Of course, I have a couple of favourite situations that are usually funny. And others I idolise as they come along. For me, everything starts with the world.
Although I usually play a brash kind of overbearing guy, I’m not as cocky and carefree with my approach to comedy as it looks. I think everything out, and then when I do something, no matter how obscure, I believe it.
Take a favourite of mine, the “convincing situation,” where I try to make someone believe something that they have their doubts about. It’s essential for me to believe what I’m saying and what I’m doing, otherwise I can’t convince the character or the audience.
This new television show I’m doing is a real challenge to me because, unfortunately, it’s bound to be compared with Bilko. It’s unfair, but there’s nothing that I can do about it. You see, I’m starting from scratch, with a show that’s been well thought out.

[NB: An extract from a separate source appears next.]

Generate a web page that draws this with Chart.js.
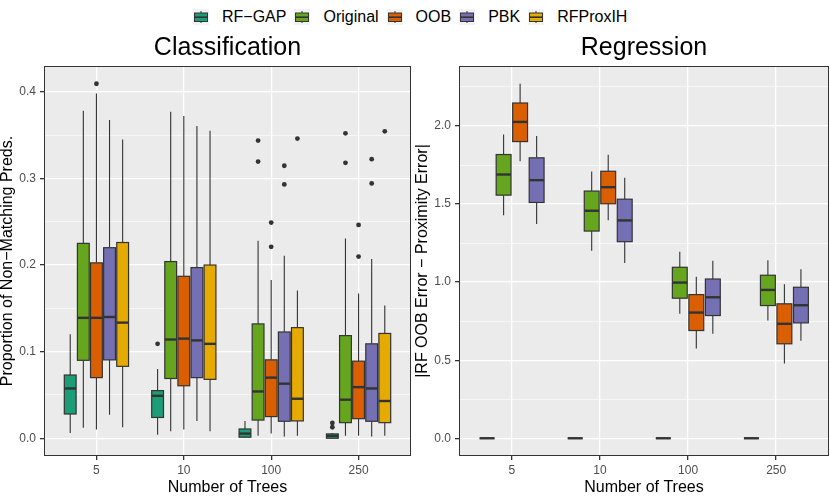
<!DOCTYPE html>
<html>
<head>
<meta charset="utf-8">
<script src="https://cdn.jsdelivr.net/npm/chart.js@4.4.1/dist/chart.umd.min.js"></script>
<style>
  html, body { margin: 0; padding: 0; background: #fff; }
  body { width: 830px; height: 498px; position: relative; overflow: hidden; font-family: "Liberation Sans", Arial, sans-serif; }
  #legend { position: absolute; left: 193px; top: 9px; display: flex; align-items: center; height: 16px; }
  #legend .item { display: flex; align-items: center; margin-right: 8px; }
  #legend .key { width: 16px; height: 16px; background: #F2F2F2; margin-right: 13px; }
  #legend span { font-size: 16px; color: #000; white-space: nowrap; }
  .panel { position: absolute; top: 28px; height: 470px; }
  #wrapCls { left: 0; width: 415px; }
  #wrapReg { left: 415px; width: 415px; }
</style>
</head>
<body>
<div id="legend"></div>
<div class="panel" id="wrapCls"><canvas id="clsChart"></canvas></div>
<div class="panel" id="wrapReg"><canvas id="regChart"></canvas></div>
<script>
// x categories
const treeCounts = ['5', '10', '100', '250'];

const seriesNames = ['RF\u2212GAP', 'Original', 'OOB', 'PBK', 'RFProxIH'];
const seriesColors = ['#1B9E77', '#66A61E', '#D95F02', '#7570B3', '#E6AB02'];

// box stats per tree count: [lower whisker, q1, median, q3, upper whisker]
// --- Classification ---
const clsRfGap = [[0.006, 0.028, 0.0575, 0.073, 0.120], [0.004, 0.024, 0.049, 0.055, 0.080], [0.0004, 0.0012, 0.0054, 0.0107, 0.020], [0.0, 0.0, 0.0027, 0.005, 0.006]];
const clsOriginal = [[0.012, 0.090, 0.139, 0.225, 0.378], [0.008, 0.069, 0.114, 0.204, 0.377], [0.003, 0.021, 0.054, 0.132, 0.228], [0.003, 0.018, 0.0445, 0.1185, 0.2305]];
const clsOob = [[0.010, 0.070, 0.139, 0.2025, 0.398], [0.010, 0.0606, 0.115, 0.187, 0.372], [0.0054, 0.025, 0.070, 0.0905, 0.1826], [0.003, 0.0226, 0.059, 0.089, 0.167]];
const clsPbk = [[0.027, 0.0905, 0.140, 0.220, 0.3675], [0.020, 0.070, 0.113, 0.197, 0.3606], [0.002, 0.0196, 0.063, 0.1227, 0.2106], [0.002, 0.0196, 0.0575, 0.109, 0.207]];
const clsProxIH = [[0.0127, 0.083, 0.1335, 0.226, 0.345], [0.008, 0.068, 0.109, 0.200, 0.355], [0.003, 0.020, 0.0456, 0.1277, 0.1707], [0.003, 0.018, 0.043, 0.121, 0.1534]];
// outliers: [tree count index, value]
const clsOutRfGap = [[1, 0.109], [3, 0.0127], [3, 0.0176]];
const clsOutOriginal = [[2, 0.3437], [2, 0.3195], [3, 0.3521], [3, 0.318]];
const clsOutOob = [[0, 0.4093], [2, 0.249], [2, 0.221], [3, 0.2463], [3, 0.2098]];
const clsOutPbk = [[2, 0.3146], [2, 0.2931], [3, 0.3222], [3, 0.2942]];
const clsOutProxIH = [[2, 0.346], [3, 0.3544]];

// --- Regression ---
const regRfGap = [[0, 0, 0, 0, 0], [0, 0, 0, 0, 0], [0, 0, 0, 0, 0], [0, 0, 0, 0, 0]];
const regOriginal = [[1.429, 1.557, 1.689, 1.817, 1.945], [1.201, 1.327, 1.457, 1.583, 1.708], [0.797, 0.897, 0.997, 1.095, 1.195], [0.754, 0.850, 0.950, 1.044, 1.140]];
const regOob = [[1.774, 1.900, 2.026, 2.147, 2.2705], [1.397, 1.502, 1.608, 1.710, 1.815], [0.575, 0.690, 0.805, 0.920, 1.035], [0.479, 0.605, 0.733, 0.861, 0.986]];
const regPbk = [[1.372, 1.510, 1.653, 1.796, 1.936], [1.123, 1.259, 1.395, 1.531, 1.668], [0.669, 0.786, 0.903, 1.020, 1.137], [0.624, 0.739, 0.852, 0.967, 1.082]];

// legend
const legendEl = document.getElementById('legend');
seriesNames.forEach((name, i) => {
  const item = document.createElement('div');
  item.className = 'item';
  item.innerHTML = '<div class="key"><svg width="16" height="16">' +
    '<line x1="8" y1="2" x2="8" y2="14" stroke="#333" stroke-width="1"/>' +
    '<rect x="1.5" y="4" width="13" height="8.5" fill="' + seriesColors[i] + '" stroke="#333" stroke-width="1"/>' +
    '<line x1="1.5" y1="8.2" x2="14.5" y2="8.2" stroke="#333" stroke-width="1.6"/></svg></div>' +
    '<span>' + name + '</span>';
  legendEl.appendChild(item);
});

const dodge = 0.75;

function buildDatasets(boxSets, outSets, n) {
  return boxSets.map((boxes, i) => {
    const off = -dodge / 2 + dodge / n * (i + 0.5);
    return {
      label: seriesNames[i],
      boxes: boxes,
      offset: off,
      boxWidth: 0.9 * dodge / n,
      fill: seriesColors[i],
      data: (outSets[i] || []).map(o => ({ x: o[0] + 1 + off, y: o[1] })),
      pointRadius: 2.4,
      pointBackgroundColor: '#333333',
      pointBorderWidth: 0,
      showLine: false
    };
  });
}

const panelBg = {
  id: 'panelBg',
  beforeDraw(chart) {
    const a = chart.chartArea, c = chart.ctx;
    c.save();
    c.fillStyle = '#EBEBEB';
    c.fillRect(a.left, a.top, a.right - a.left, a.bottom - a.top);
    c.restore();
  },
  afterDraw(chart) {
    const a = chart.chartArea, c = chart.ctx;
    c.save();
    c.strokeStyle = '#333333';
    c.lineWidth = 1;
    c.strokeRect(a.left + 0.5, a.top + 0.5, a.right - a.left - 1, a.bottom - a.top - 1);
    c.restore();
  }
};

const boxPlots = {
  id: 'boxPlots',
  beforeDatasetsDraw(chart) {
    const xs = chart.scales.x, ys = chart.scales.y, c = chart.ctx;
    c.save();
    chart.data.datasets.forEach(ds => {
      ds.boxes.forEach((b, g) => {
        const cx = g + 1 + ds.offset;
        const left = xs.getPixelForValue(cx - ds.boxWidth / 2);
        const right = xs.getPixelForValue(cx + ds.boxWidth / 2);
        const mid = xs.getPixelForValue(cx);
        const [lo, q1, med, q3, hi] = b.map(v => ys.getPixelForValue(v));
        c.strokeStyle = '#333333';
        c.lineWidth = 1.1;
        c.beginPath();
        c.moveTo(mid, hi); c.lineTo(mid, q3);
        c.moveTo(mid, q1); c.lineTo(mid, lo);
        c.stroke();
        c.fillStyle = ds.fill;
        c.fillRect(left, q3, right - left, q1 - q3);
        c.lineWidth = 1.2;
        c.strokeRect(left, q3, right - left, q1 - q3);
        c.lineWidth = 2.4;
        c.beginPath();
        c.moveTo(left, med); c.lineTo(right, med);
        c.stroke();
      });
    });
    c.restore();
  }
};

const isMajor = (v, step) => Math.abs(v / step - Math.round(v / step)) < 1e-6;

function makeOptions(title, yTitle, yMin, yMax, yStep, yMajor) {
  return {
    responsive: true,
    maintainAspectRatio: false,
    animation: false,
    layout: { padding: { right: 1, left: 0, top: 0, bottom: 0 } },
    plugins: {
      legend: { display: false },
      tooltip: { enabled: false },
      title: {
        display: true,
        text: title,
        fullSize: false,
        color: '#000',
        font: { family: 'Liberation Sans, Arial, sans-serif', size: 25, weight: 'normal', lineHeight: 1.2 },
        padding: { top: 5, bottom: 3 }
      }
    },
    scales: {
      x: {
        type: 'linear',
        min: 0.4,
        max: 4.6,
        afterFit: s => { s.height = 42; },
        border: { display: false },
        grid: { color: '#FFFFFF', lineWidth: 1.3, tickColor: '#333333', tickLength: 4, drawTicks: true },
        ticks: {
          stepSize: 1,
          includeBounds: false,
          autoSkip: false,
          maxRotation: 0,
          padding: 3,
          color: '#4D4D4D',
          font: { family: 'Liberation Sans, Arial, sans-serif', size: 12 },
          callback: v => treeCounts[Math.round(v) - 1] || ''
        },
        title: {
          display: true,
          text: 'Number of Trees',
          color: '#000',
          font: { family: 'Liberation Sans, Arial, sans-serif', size: 16, lineHeight: 1.2 },
          padding: { top: 0, bottom: 1 }
        }
      },
      y: {
        min: yMin,
        max: yMax,
        afterFit: s => { s.width = 44; },
        border: { display: false },
        grid: {
          color: '#FFFFFF',
          lineWidth: ctx => isMajor(ctx.tick.value, yMajor) ? 1.3 : 0.6,
          tickColor: ctx => isMajor(ctx.tick.value, yMajor) ? '#333333' : 'rgba(0,0,0,0)',
          tickLength: 4
        },
        ticks: {
          stepSize: yStep,
          includeBounds: false,
          autoSkip: false,
          padding: 4,
          color: '#4D4D4D',
          font: { family: 'Liberation Sans, Arial, sans-serif', size: 12 },
          callback: v => isMajor(v, yMajor) ? v.toFixed(1) : ''
        },
        title: {
          display: true,
          text: yTitle,
          color: '#000',
          font: { family: 'Liberation Sans, Arial, sans-serif', size: 16, lineHeight: 1 },
          padding: { top: 0, bottom: 0 }
        }
      }
    }
  };
}

new Chart(document.getElementById('clsChart'), {
  type: 'scatter',
  data: {
    datasets: buildDatasets(
      [clsRfGap, clsOriginal, clsOob, clsPbk, clsProxIH],
      [clsOutRfGap, clsOutOriginal, clsOutOob, clsOutPbk, clsOutProxIH], 5)
  },
  options: makeOptions('Classification', 'Proportion of Non\u2212Matching Preds.', -0.0205, 0.4298, 0.05, 0.1),
  plugins: [panelBg, boxPlots]
});

new Chart(document.getElementById('regChart'), {
  type: 'scatter',
  data: {
    datasets: buildDatasets([regRfGap, regOriginal, regOob, regPbk], [], 4)
  },
  options: makeOptions('Regression', '|RF OOB Error \u2212 Proximity Error|', -0.1135, 2.384, 0.25, 0.5),
  plugins: [panelBg, boxPlots]
});
</script>
</body>
</html>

My character, Harry Grafton, is a foreman in a factory. He’s a scamp, but he also happens to do his work very well. We haven’t established what the factory is, but it’s a huge one.

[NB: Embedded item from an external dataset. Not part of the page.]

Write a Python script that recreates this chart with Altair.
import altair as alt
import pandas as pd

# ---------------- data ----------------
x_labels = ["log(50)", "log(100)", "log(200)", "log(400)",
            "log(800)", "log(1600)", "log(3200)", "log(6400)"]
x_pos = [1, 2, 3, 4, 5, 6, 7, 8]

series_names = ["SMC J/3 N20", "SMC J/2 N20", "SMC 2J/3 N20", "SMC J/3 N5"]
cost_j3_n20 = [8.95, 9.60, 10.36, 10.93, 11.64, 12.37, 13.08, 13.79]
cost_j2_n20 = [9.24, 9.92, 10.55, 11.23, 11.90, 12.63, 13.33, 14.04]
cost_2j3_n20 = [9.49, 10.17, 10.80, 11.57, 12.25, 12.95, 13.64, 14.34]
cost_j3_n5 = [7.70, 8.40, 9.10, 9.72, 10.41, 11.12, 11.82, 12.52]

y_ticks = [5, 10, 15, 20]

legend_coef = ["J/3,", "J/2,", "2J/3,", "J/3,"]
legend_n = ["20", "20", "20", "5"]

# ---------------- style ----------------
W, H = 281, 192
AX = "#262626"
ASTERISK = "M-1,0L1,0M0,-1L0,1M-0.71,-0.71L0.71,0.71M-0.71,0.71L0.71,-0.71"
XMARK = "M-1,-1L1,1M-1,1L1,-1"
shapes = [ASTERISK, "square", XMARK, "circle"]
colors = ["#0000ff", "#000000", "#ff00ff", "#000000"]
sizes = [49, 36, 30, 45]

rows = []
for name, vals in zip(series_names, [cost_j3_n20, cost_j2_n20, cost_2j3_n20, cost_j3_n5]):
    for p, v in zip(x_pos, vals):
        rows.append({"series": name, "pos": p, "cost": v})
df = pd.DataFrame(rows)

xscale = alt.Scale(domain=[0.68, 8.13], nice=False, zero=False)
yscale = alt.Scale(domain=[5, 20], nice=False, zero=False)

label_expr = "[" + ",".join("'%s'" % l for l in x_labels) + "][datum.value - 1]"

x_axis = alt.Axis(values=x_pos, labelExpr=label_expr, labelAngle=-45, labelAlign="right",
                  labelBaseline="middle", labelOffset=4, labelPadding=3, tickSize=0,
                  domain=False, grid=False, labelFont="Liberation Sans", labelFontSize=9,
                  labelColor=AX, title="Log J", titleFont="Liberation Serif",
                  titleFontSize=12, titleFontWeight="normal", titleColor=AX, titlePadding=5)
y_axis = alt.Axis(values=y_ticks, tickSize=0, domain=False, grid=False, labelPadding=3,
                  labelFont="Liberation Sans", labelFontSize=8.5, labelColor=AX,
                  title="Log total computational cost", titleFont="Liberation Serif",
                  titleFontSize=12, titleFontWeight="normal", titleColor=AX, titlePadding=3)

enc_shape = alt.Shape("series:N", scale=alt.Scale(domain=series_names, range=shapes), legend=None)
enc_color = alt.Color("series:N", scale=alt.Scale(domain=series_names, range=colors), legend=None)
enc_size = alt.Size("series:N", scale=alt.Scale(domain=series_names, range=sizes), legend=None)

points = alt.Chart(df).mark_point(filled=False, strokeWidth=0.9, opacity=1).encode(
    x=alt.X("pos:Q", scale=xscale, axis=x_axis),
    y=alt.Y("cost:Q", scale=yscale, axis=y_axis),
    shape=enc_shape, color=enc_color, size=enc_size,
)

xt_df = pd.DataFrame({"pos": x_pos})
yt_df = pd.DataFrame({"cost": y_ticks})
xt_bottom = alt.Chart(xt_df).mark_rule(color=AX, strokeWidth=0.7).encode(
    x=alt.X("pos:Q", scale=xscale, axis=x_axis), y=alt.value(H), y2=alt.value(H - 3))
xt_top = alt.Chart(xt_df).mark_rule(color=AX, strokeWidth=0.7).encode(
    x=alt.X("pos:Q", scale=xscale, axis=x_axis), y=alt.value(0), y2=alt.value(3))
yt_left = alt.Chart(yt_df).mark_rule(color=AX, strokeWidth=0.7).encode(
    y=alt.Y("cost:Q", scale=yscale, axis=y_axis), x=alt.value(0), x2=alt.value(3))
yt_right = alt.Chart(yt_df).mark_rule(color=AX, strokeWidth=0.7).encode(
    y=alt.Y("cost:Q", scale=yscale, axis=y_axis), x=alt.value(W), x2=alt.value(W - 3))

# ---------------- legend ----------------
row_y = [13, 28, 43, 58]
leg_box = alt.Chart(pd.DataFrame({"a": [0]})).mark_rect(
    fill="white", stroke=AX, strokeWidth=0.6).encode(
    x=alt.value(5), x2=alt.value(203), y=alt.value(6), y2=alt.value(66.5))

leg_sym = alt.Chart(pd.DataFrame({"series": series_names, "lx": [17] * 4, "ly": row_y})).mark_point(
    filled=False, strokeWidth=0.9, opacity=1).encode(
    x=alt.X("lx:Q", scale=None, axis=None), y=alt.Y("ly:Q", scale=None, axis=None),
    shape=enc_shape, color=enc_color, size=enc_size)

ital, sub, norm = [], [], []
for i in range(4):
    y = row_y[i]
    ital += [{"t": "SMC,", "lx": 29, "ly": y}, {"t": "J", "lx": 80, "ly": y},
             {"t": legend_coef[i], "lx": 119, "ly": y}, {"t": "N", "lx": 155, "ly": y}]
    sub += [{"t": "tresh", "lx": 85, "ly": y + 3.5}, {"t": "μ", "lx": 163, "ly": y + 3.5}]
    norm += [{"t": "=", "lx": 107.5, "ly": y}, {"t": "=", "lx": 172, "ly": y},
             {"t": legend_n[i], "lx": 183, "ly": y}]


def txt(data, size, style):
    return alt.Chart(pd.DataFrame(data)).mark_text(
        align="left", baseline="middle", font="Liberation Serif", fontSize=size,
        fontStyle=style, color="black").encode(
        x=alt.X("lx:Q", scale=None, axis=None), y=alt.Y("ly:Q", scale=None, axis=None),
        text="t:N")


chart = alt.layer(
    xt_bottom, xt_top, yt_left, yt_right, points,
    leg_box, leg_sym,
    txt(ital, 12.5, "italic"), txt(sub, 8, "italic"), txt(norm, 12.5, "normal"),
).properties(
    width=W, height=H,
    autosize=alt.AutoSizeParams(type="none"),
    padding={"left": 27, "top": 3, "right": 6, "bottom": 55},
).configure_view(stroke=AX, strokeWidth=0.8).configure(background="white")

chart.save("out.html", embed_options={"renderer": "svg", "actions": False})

Harry and his crew are in the maintenance part—we fix the things that run the factory. Except that Harry can’t stand the boredom of it. He’s got a million things going for him. He manages the company coffee wagon and he owns vending machines.

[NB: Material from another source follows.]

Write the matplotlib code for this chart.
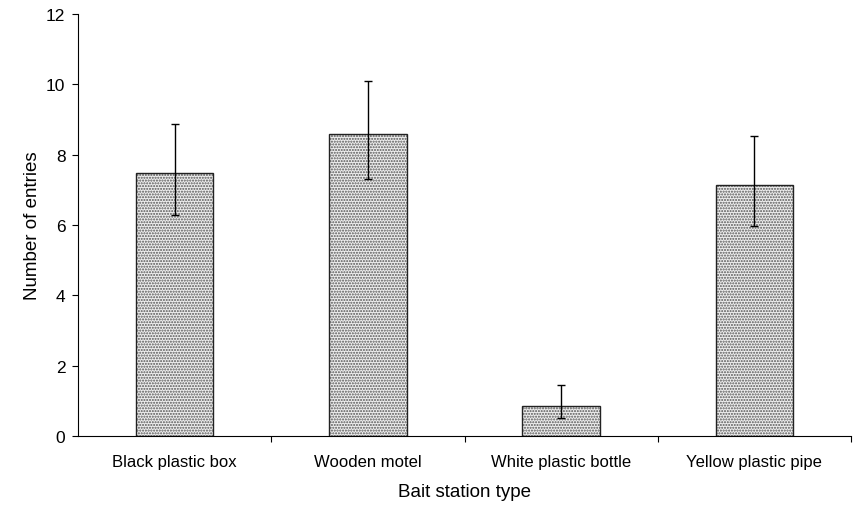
import numpy as np
import matplotlib
matplotlib.use("Agg")
import matplotlib.pyplot as plt

plt.rcParams["font.family"] = ["Liberation Sans", "DejaVu Sans"]

# === DATA ================================================================== #
categories = ["Black plastic box", "Wooden motel", "White plastic bottle", "Yellow plastic pipe"]
means = [7.48, 8.59, 0.85, 7.14]
err_upper = [1.39, 1.50, 0.60, 1.39]
err_lower = [1.20, 1.28, 0.34, 1.17]

# === PLOT ================================================================== #
fig = plt.figure(figsize=(8.59, 5.06), dpi=100)
ax = fig.add_axes([0.0908, 0.1364, 0.8999, 0.834])

x = np.arange(len(categories))
width = 0.40

# stippled fill, then black outline on top
ax.bar(x, means, width, color="#eeeeee", edgecolor="#555555", hatch="......", linewidth=0)
ax.bar(x, means, width, color="none", edgecolor="#222222", linewidth=1.0)
ax.errorbar(x, means, yerr=[err_lower, err_upper], fmt="none",
            ecolor="black", elinewidth=1.0, capsize=3, capthick=1.0)

ax.set_xlim(-0.5, len(categories) - 0.5)
ax.set_ylim(0, 12)
ax.set_yticks(range(0, 13, 2))

ax.set_xticks(x)
ax.set_xticklabels(categories)
ax.tick_params(axis="x", which="major", length=0, pad=13, labelsize=12)
ax.set_xticks(np.arange(0.5, len(categories), 1.0), minor=True)
ax.tick_params(axis="x", which="minor", length=4, direction="out", width=0.8)
ax.tick_params(axis="y", length=4, width=0.8, labelsize=12.5, pad=5)

ax.spines["top"].set_visible(False)
ax.spines["right"].set_visible(False)
ax.spines["left"].set_linewidth(0.8)
ax.spines["bottom"].set_linewidth(0.8)

ax.set_xlabel("Bait station type", fontsize=13.5, labelpad=10)
ax.set_ylabel("Number of entries", fontsize=13.5, labelpad=4)

fig.savefig("out.png", dpi=100)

Frankly, this new show is life and death with me. It’s like anything I approach. After I make the deal and the contract’s signed and, believe me I’m as tense as the next guy, I want the top rate.
But when our producer-director Rod Amateau says “Roll ’em,” all that disappears. I mean all the money. I’m not neurotically ambitious, but it’s got to be good.
At night when I go home from the studio, I disappear for hours to go over the script. It’s as if I was in a laboratory dissecting or creating something. I spend so much time preparing that when I do or say the most obscure thing I mean it.
But when it’s done, I drop it. I have many other interests. I don’t wallow in my work night and day. I love other things—my wife, my four daughters, sports. I have a smattering of knowledge on most things. I’m a great hero worshipper.
I idolise great athletes or other performers. Take Peter Sellers. Just before we met recently I was standing there mouth open, gawking like a schoolboy. It was a thrill to meet him. And you know what? He said he felt the same way.
But right now, I’ve got to concentrate on the show. We've got a wonderful staff, and I'm very happy at work. Frankly, I’d go nuts if I didn’t work. I’m keeping my fingers crossed that I’m still the people’s choice.